Entech works with mid-market leadership teams to structure technology investments so the ROI is clear, the risk is controlled, and the business case holds up under scrutiny.

If your AI program needs a clearer framework, or you're evaluating where to invest next, start with an IT Strategy Session. We'll help you build the model before the spend, not after.

 

Frequently Asked Questions

What's the most common reason AI ROI is hard to prove?
The most common reason is the absence of a baseline. Organizations deploy AI without documenting current process costs, so there's no clear "before" to compare against. Without a baseline, ROI becomes anecdotal.

How long does it take to see measurable ROI from an AI investment?
Most AI deployments require 90 to 180 days before producing reliable ROI data. Early measurements often understate value because adoption is still building and models are still improving.

Should AI ROI be measured by the IT team or the business?
Business unit leaders should own ROI measurement, because they own the outcomes. IT owns the deployment. Mixing those two responsibilities is a common source of accountability gaps.

What's the difference between tangible and intangible AI ROI?
Tangible ROI is directly quantifiable: labor saved, errors reduced, cycle times shortened. Intangible ROI includes risk reduction, better decisions, and increased capacity. Both are real. Both require measurement frameworks.
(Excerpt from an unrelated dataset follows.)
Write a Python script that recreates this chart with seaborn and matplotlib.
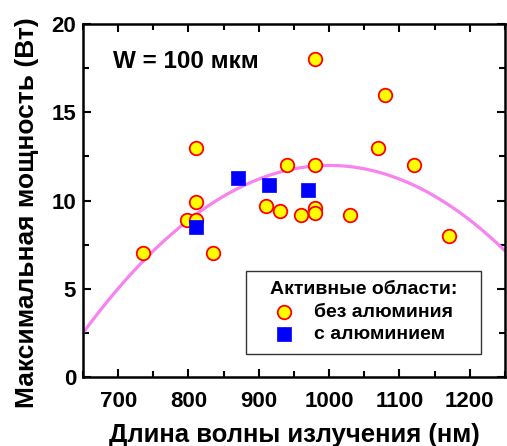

How do we avoid underestimating the total cost of an AI initiative?
Build a full cost inventory before launch. Include licensing, integration, internal staff time, change management, training and ongoing governance. Hidden costs, especially change management, are the most frequent reason projected ROI doesn't materialize.

When should an organization pause or stop an AI initiative?
If adoption is low, costs are exceeding projections, and business outcomes haven't shifted after 180 days, the initiative needs a structured review. Continuing to invest without clear accountability rarely improves the outcome.